People who are interested in this topic may enjoy 
reading _Sands of Empire_ by Robert W. Merry. My 
wife heard him interviewed on public radio's "The 
Diane Rehm Show" and got me the book.

Merry describes two Big Ideas that have driven 
Western thought: the Idea of Progress, which holds 
that the tendency of life is toward more and more, 
and the Rise of Civilizations, which holds that natural 
law takes different expressions in different parts of 
the world. (Love those SCI shorthands!)

Each idea has its own ramifications on foreign policy.

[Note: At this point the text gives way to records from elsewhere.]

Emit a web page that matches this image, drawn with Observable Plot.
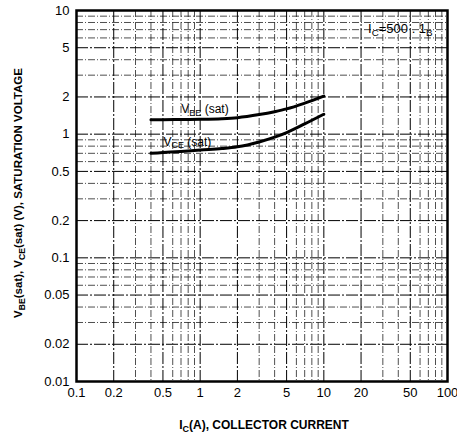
<!DOCTYPE html>
<html>
<head>
<meta charset="utf-8">
<script src="https://cdn.jsdelivr.net/npm/d3@7"></script>
<script src="https://cdn.jsdelivr.net/npm/@observablehq/plot@0.6"></script>
<style>
  html, body { margin: 0; padding: 0; background: #fff; }
  svg { display: block; }
</style>
</head>
<body>
<div id="chart"></div>
<script>
// Collector current Ic (A)
const ic = [0.4, 0.5, 0.7, 1, 1.5, 2, 3, 4, 5, 7, 10];
// VBE(sat) (V)
const vbe = [1.31, 1.31, 1.315, 1.32, 1.335, 1.36, 1.44, 1.52, 1.60, 1.78, 2.03];
// VCE(sat) (V)
const vce = [0.70, 0.71, 0.725, 0.745, 0.765, 0.79, 0.865, 0.945, 1.03, 1.21, 1.45];

const xTicks = [0.1, 0.2, 0.5, 1, 2, 5, 10, 20, 50, 100];
const xTickLabels = ["0.1", "0.2", "0.5", "1", "2", "5", "10", "20", "50", "100"];
const yTicks = [0.01, 0.02, 0.05, 0.1, 0.2, 0.5, 1, 2, 5, 10];
const yTickLabels = ["0.01", "0.02", "0.05", "0.1", "0.2", "0.5", "1", "2", "5", "10"];

const seriesNames = ["VBE(sat)", "VCE(sat)"];

const rows = [];
ic.forEach((x, i) => {
  rows.push({series: seriesNames[0], ic: x, v: vbe[i]});
  rows.push({series: seriesNames[1], ic: x, v: vce[i]});
});

const xGrid = d3.scaleLog().domain([0.1, 100]).ticks();
const yGrid = d3.scaleLog().domain([0.01, 10]).ticks();
const isMajor = d => { const m = d / Math.pow(10, Math.floor(Math.log10(d) + 1e-9)); return Math.abs(m - 1) < 1e-6 || Math.abs(m - 2) < 1e-6 || Math.abs(m - 5) < 1e-6; };

const font = "'Liberation Sans', Arial, Helvetica, sans-serif";

const plot = Plot.plot({
  width: 457,
  height: 436,
  marginLeft: 76,
  marginTop: 10,
  marginRight: 10,
  marginBottom: 55,
  style: {fontFamily: font, fontSize: "13px", background: "#fff", color: "#000"},
  x: {type: "log", domain: [0.1, 100], axis: null},
  y: {type: "log", domain: [0.01, 10], axis: null},
  marks: [
    Plot.ruleX(xGrid.filter(d => !isMajor(d)), {stroke: "#222", strokeWidth: 0.8, strokeDasharray: "7,2,1,2"}),
    Plot.ruleY(yGrid.filter(d => !isMajor(d)), {stroke: "#222", strokeWidth: 0.8, strokeDasharray: "7,2,1,2"}),
    Plot.ruleX(xGrid.filter(isMajor), {stroke: "#000", strokeWidth: 1, strokeDasharray: "12,2,2,2"}),
    Plot.ruleY(yGrid.filter(isMajor), {stroke: "#000", strokeWidth: 1, strokeDasharray: "12,2,2,2"}),
    Plot.line(rows, {x: "ic", y: "v", z: "series", stroke: "#000", strokeWidth: 3, curve: "monotone-x"}),
    Plot.frame({stroke: "#000", strokeWidth: 2.5}),
    Plot.text(xTicks, {x: d => d, text: (d, i) => xTickLabels[i], frameAnchor: "bottom", lineAnchor: "top", dy: 6, fontSize: 13, fill: "#000"}),
    Plot.text(yTicks, {y: d => d, text: (d, i) => yTickLabels[i], frameAnchor: "left", textAnchor: "end", dx: -7, fontSize: 13, fill: "#000"})
  ]
});

document.getElementById("chart").appendChild(plot);

const svg = d3.select(plot);
const sx = plot.scale("x"), sy = plot.scale("y");

function subText(g, x, y, parts, opts = {}) {
  const size = opts.size || 12;
  const t = g.append("text")
    .attr("x", x).attr("y", y)
    .attr("font-family", font)
    .attr("font-size", size)
    .attr("font-weight", opts.weight || "normal")
    .attr("fill", "#000")
    .attr("text-anchor", opts.anchor || "start");
  if (opts.rotate) t.attr("transform", `rotate(${opts.rotate},${x},${y})`);
  parts.forEach(p => {
    const s = t.append("tspan").text(p.t);
    if (p.sub) s.attr("font-size", size * 0.75).attr("dy", size * 0.22);
    else if (p.after) s.attr("dy", -size * 0.22);
  });
  return t;
}

const g = svg.append("g");
// Curve labels
subText(g, sx.apply(0.71), sy.apply(1.47), [{t: "V"}, {t: "BE", sub: true}, {t: " (sat)", after: true}], {size: 12});
subText(g, sx.apply(0.51), sy.apply(0.8), [{t: "V"}, {t: "CE", sub: true}, {t: " (sat)", after: true}], {size: 12});
// Condition note
subText(g, sx.apply(23), sy.apply(6.5), [{t: "I"}, {t: "C", sub: true}, {t: "=500 . 1", after: true}, {t: "B", sub: true}], {size: 13});
// Axis titles
subText(g, 264, 429, [{t: "I"}, {t: "C", sub: true}, {t: "(A), COLLECTOR CURRENT", after: true}], {size: 12, weight: "bold", anchor: "middle"});
subText(g, 22, 193, [{t: "V"}, {t: "BE", sub: true}, {t: "(sat), V", after: true}, {t: "CE", sub: true}, {t: "(sat) (V), SATURATION VOLTAGE", after: true}], {size: 11.5, weight: "bold", anchor: "middle", rotate: -90});
</script>
</body>
</html>
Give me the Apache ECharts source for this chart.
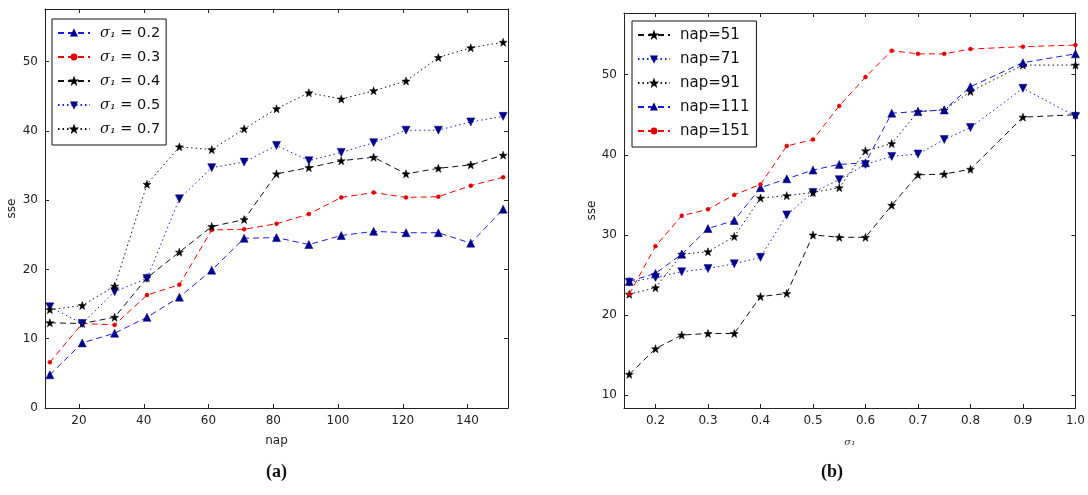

Current neoconservative policy subscribes to the 
Idea of Progress with a twist, which is that American 
capitalism and democracy is the highest point of 
human development and worthy of being nurtured 
the world over. It's just a matter of time before the 
world catches up to us, so why not hurry the 
transformation along?

Merry thinks the current adminstration's thinking 
is naive crap.

Merry makes a case for how useful Saddam would 
have been in what he calls, frankly, a clash of civilizations 
with Islam. The way to manage clashes of civilization is 
for the leading states of the different civilizations to 
treat with one another and maintain stability. For example, 
Nixon opened the doors to China as a way to manage that 
power and offset the Soviets.

Merry goes so far as to propose some visionary politician 
do the same thing with Iran that Nixon did with China. 
Now that Iraq cannot be the leading power of the Islamic 
states and Saudia Arabia is vulnerable, we need to work 
with someone over there. 

Bush's plan to establish a military presence in the Arab 
and Muslim world is a recipe for disaster, Merry says, not 
a plan for enforcing stability and modernism in the region.

Merry's thoughts may rub many liberals here the wrong way, 
but it's the kind of conservative thinking that I, for one, miss 
among the Republicans. Hard-nosed, pragmatic realism. 
Not this fantasy world that Wolfowitz passed along to Cheney 
and Cheney smeared onto Bush.

 - Patrick Gillam

P.S. If anyone here has read Oswald Spengler or Arnold 
Toynbee, you would dig Merry's _Sands of Empire_. And 
if you can explain Spengler's more metaphysical flights, 
I'd love to hear what you think of them.